------ GIVEN DATA
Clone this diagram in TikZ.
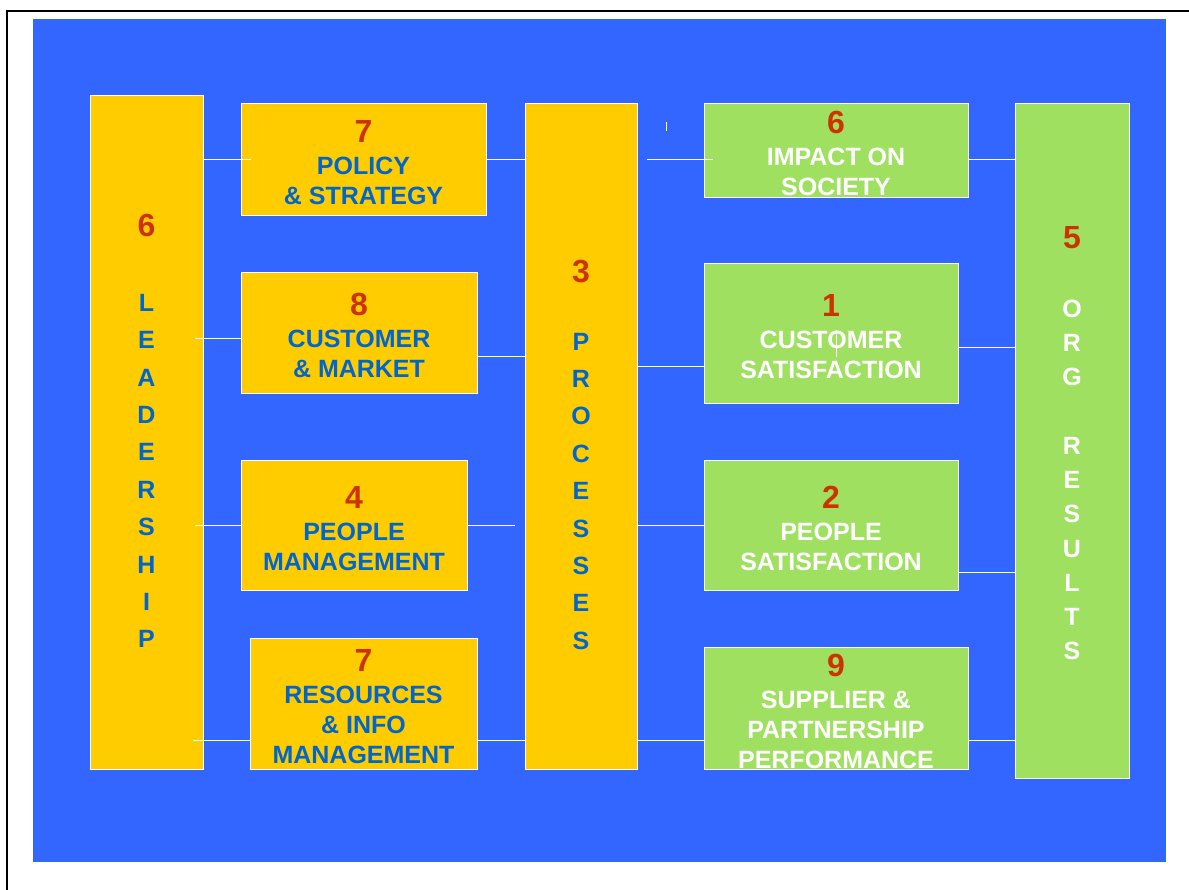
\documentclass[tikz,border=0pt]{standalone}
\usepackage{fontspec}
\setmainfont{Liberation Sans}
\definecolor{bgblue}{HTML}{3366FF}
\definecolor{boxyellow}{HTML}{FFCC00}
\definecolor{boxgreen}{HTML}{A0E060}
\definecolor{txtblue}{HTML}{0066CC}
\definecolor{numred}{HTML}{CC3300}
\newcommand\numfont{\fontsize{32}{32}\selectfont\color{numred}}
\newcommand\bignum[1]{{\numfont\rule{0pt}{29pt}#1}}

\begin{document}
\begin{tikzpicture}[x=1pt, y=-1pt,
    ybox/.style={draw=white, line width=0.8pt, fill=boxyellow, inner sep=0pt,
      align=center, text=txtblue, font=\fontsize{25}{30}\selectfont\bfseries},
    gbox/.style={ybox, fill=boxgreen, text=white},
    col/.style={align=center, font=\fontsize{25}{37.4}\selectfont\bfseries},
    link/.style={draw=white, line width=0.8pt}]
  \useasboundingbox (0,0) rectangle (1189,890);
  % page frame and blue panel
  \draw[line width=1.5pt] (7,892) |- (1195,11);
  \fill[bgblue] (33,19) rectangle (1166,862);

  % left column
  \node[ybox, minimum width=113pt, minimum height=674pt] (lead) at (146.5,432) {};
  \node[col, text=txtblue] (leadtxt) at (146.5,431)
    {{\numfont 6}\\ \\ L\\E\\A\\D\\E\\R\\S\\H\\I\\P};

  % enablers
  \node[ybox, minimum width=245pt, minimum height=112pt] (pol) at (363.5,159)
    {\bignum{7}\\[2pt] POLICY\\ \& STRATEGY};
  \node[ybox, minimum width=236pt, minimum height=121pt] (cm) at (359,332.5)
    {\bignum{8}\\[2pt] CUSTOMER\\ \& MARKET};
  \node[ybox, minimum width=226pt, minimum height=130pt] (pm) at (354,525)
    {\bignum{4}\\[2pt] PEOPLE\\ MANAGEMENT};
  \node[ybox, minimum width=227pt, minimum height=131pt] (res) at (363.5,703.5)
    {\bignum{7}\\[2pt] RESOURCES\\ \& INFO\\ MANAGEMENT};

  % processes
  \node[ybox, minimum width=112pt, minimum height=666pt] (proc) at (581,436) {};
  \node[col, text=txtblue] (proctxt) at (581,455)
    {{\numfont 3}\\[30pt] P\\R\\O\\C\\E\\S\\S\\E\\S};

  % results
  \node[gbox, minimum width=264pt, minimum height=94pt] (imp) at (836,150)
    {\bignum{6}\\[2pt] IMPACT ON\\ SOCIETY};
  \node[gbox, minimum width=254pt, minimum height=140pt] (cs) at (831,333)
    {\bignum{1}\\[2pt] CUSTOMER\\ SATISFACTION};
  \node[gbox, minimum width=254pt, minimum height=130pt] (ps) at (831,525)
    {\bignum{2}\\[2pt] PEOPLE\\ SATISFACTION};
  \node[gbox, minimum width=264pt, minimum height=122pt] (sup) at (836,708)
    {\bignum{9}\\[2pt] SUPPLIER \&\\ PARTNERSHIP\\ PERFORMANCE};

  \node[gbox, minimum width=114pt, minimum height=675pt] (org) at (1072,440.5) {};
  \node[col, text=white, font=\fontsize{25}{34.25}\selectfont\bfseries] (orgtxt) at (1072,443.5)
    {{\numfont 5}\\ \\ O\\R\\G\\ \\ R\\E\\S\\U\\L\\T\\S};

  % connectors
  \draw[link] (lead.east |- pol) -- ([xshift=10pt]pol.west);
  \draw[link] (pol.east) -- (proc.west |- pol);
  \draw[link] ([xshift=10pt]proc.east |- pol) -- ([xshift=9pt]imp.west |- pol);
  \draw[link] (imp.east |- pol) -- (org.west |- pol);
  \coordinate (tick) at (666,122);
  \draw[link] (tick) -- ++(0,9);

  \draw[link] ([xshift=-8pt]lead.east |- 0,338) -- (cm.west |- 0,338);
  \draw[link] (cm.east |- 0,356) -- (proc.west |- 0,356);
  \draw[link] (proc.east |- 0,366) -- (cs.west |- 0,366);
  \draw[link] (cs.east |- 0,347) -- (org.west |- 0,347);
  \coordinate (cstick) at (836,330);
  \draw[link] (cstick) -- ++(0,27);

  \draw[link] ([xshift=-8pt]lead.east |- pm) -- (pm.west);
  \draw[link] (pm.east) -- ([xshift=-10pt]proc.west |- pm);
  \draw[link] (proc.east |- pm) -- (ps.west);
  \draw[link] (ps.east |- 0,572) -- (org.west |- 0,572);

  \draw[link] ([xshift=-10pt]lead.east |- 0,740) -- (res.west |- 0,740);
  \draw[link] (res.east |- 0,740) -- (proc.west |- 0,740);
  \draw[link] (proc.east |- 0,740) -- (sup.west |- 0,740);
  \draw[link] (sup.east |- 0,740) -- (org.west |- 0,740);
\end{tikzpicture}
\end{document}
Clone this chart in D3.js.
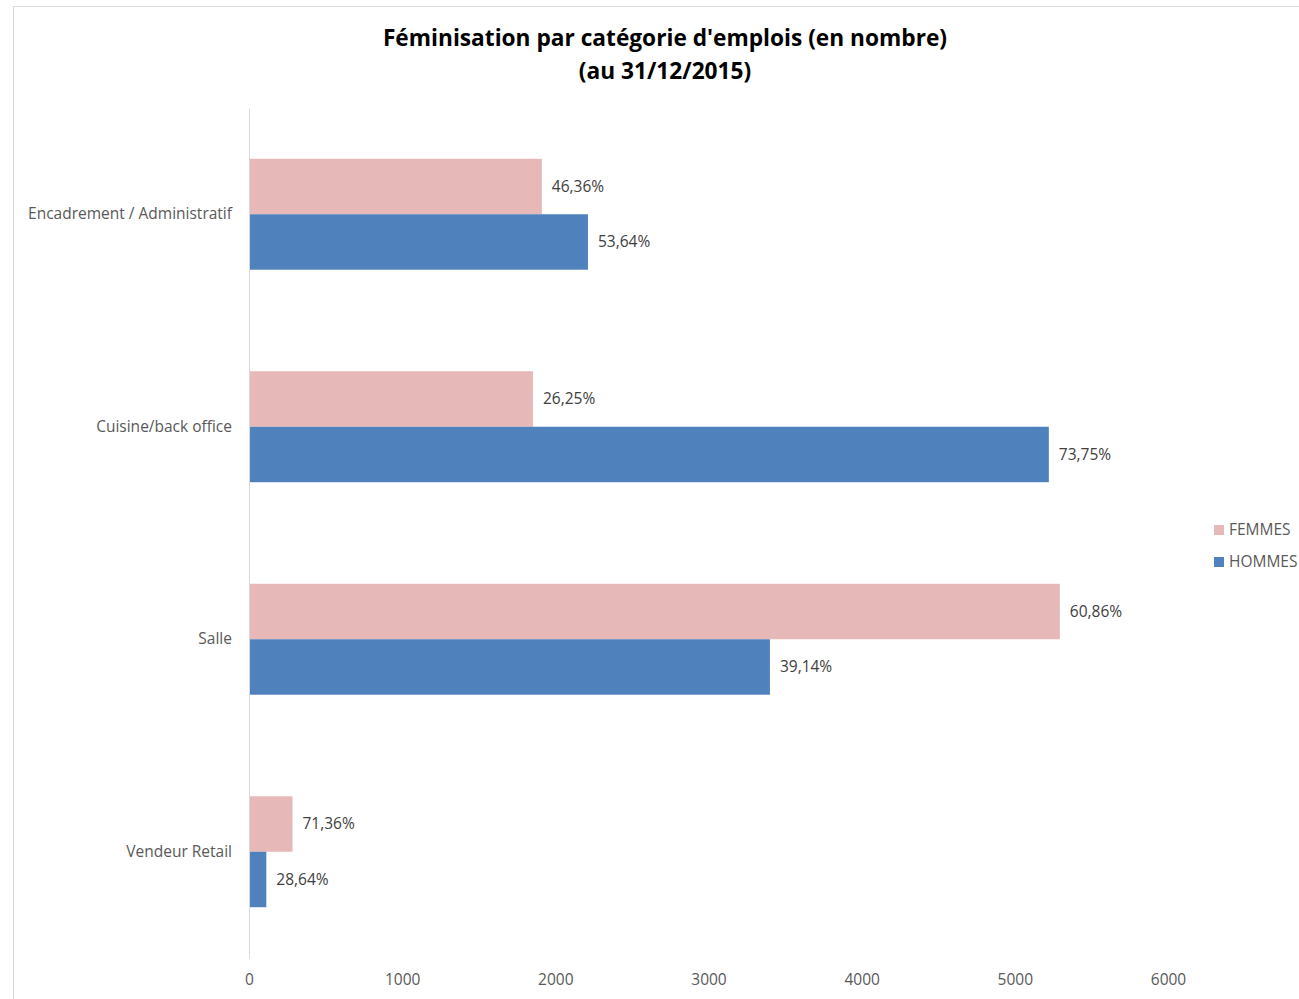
------------
* _TASK GOAL_
Set down every record once more, word for word, without pictures.

* _FULL ANSWER_
Clone this diagram in TikZ.
\documentclass[tikz,border=0pt]{standalone}
\usepackage{fontspec}
\setmainfont{Liberation Sans}
\definecolor{bgblue}{HTML}{3366FF}
\definecolor{boxyellow}{HTML}{FFCC00}
\definecolor{boxgreen}{HTML}{A0E060}
\definecolor{txtblue}{HTML}{0066CC}
\definecolor{numred}{HTML}{CC3300}
\newcommand\numfont{\fontsize{32}{32}\selectfont\color{numred}}
\newcommand\bignum[1]{{\numfont\rule{0pt}{29pt}#1}}

\begin{document}
\begin{tikzpicture}[x=1pt, y=-1pt,
    ybox/.style={draw=white, line width=0.8pt, fill=boxyellow, inner sep=0pt,
      align=center, text=txtblue, font=\fontsize{25}{30}\selectfont\bfseries},
    gbox/.style={ybox, fill=boxgreen, text=white},
    col/.style={align=center, font=\fontsize{25}{37.4}\selectfont\bfseries},
    link/.style={draw=white, line width=0.8pt}]
  \useasboundingbox (0,0) rectangle (1189,890);
  % page frame and blue panel
  \draw[line width=1.5pt] (7,892) |- (1195,11);
  \fill[bgblue] (33,19) rectangle (1166,862);

  % left column
  \node[ybox, minimum width=113pt, minimum height=674pt] (lead) at (146.5,432) {};
  \node[col, text=txtblue] (leadtxt) at (146.5,431)
    {{\numfont 6}\\ \\ L\\E\\A\\D\\E\\R\\S\\H\\I\\P};

  % enablers
  \node[ybox, minimum width=245pt, minimum height=112pt] (pol) at (363.5,159)
    {\bignum{7}\\[2pt] POLICY\\ \& STRATEGY};
  \node[ybox, minimum width=236pt, minimum height=121pt] (cm) at (359,332.5)
    {\bignum{8}\\[2pt] CUSTOMER\\ \& MARKET};
  \node[ybox, minimum width=226pt, minimum height=130pt] (pm) at (354,525)
    {\bignum{4}\\[2pt] PEOPLE\\ MANAGEMENT};
  \node[ybox, minimum width=227pt, minimum height=131pt] (res) at (363.5,703.5)
    {\bignum{7}\\[2pt] RESOURCES\\ \& INFO\\ MANAGEMENT};

  % processes
  \node[ybox, minimum width=112pt, minimum height=666pt] (proc) at (581,436) {};
  \node[col, text=txtblue] (proctxt) at (581,455)
    {{\numfont 3}\\[30pt] P\\R\\O\\C\\E\\S\\S\\E\\S};

  % results
  \node[gbox, minimum width=264pt, minimum height=94pt] (imp) at (836,150)
    {\bignum{6}\\[2pt] IMPACT ON\\ SOCIETY};
  \node[gbox, minimum width=254pt, minimum height=140pt] (cs) at (831,333)
    {\bignum{1}\\[2pt] CUSTOMER\\ SATISFACTION};
  \node[gbox, minimum width=254pt, minimum height=130pt] (ps) at (831,525)
    {\bignum{2}\\[2pt] PEOPLE\\ SATISFACTION};
  \node[gbox, minimum width=264pt, minimum height=122pt] (sup) at (836,708)
    {\bignum{9}\\[2pt] SUPPLIER \&\\ PARTNERSHIP\\ PERFORMANCE};

  \node[gbox, minimum width=114pt, minimum height=675pt] (org) at (1072,440.5) {};
  \node[col, text=white, font=\fontsize{25}{34.25}\selectfont\bfseries] (orgtxt) at (1072,443.5)
    {{\numfont 5}\\ \\ O\\R\\G\\ \\ R\\E\\S\\U\\L\\T\\S};

  % connectors
  \draw[link] (lead.east |- pol) -- ([xshift=10pt]pol.west);
  \draw[link] (pol.east) -- (proc.west |- pol);
  \draw[link] ([xshift=10pt]proc.east |- pol) -- ([xshift=9pt]imp.west |- pol);
  \draw[link] (imp.east |- pol) -- (org.west |- pol);
  \coordinate (tick) at (666,122);
  \draw[link] (tick) -- ++(0,9);

  \draw[link] ([xshift=-8pt]lead.east |- 0,338) -- (cm.west |- 0,338);
  \draw[link] (cm.east |- 0,356) -- (proc.west |- 0,356);
  \draw[link] (proc.east |- 0,366) -- (cs.west |- 0,366);
  \draw[link] (cs.east |- 0,347) -- (org.west |- 0,347);
  \coordinate (cstick) at (836,330);
  \draw[link] (cstick) -- ++(0,27);

  \draw[link] ([xshift=-8pt]lead.east |- pm) -- (pm.west);
  \draw[link] (pm.east) -- ([xshift=-10pt]proc.west |- pm);
  \draw[link] (proc.east |- pm) -- (ps.west);
  \draw[link] (ps.east |- 0,572) -- (org.west |- 0,572);

  \draw[link] ([xshift=-10pt]lead.east |- 0,740) -- (res.west |- 0,740);
  \draw[link] (res.east |- 0,740) -- (proc.west |- 0,740);
  \draw[link] (proc.east |- 0,740) -- (sup.west |- 0,740);
  \draw[link] (sup.east |- 0,740) -- (org.west |- 0,740);
\end{tikzpicture}
\end{document}
Clone this chart in D3.js.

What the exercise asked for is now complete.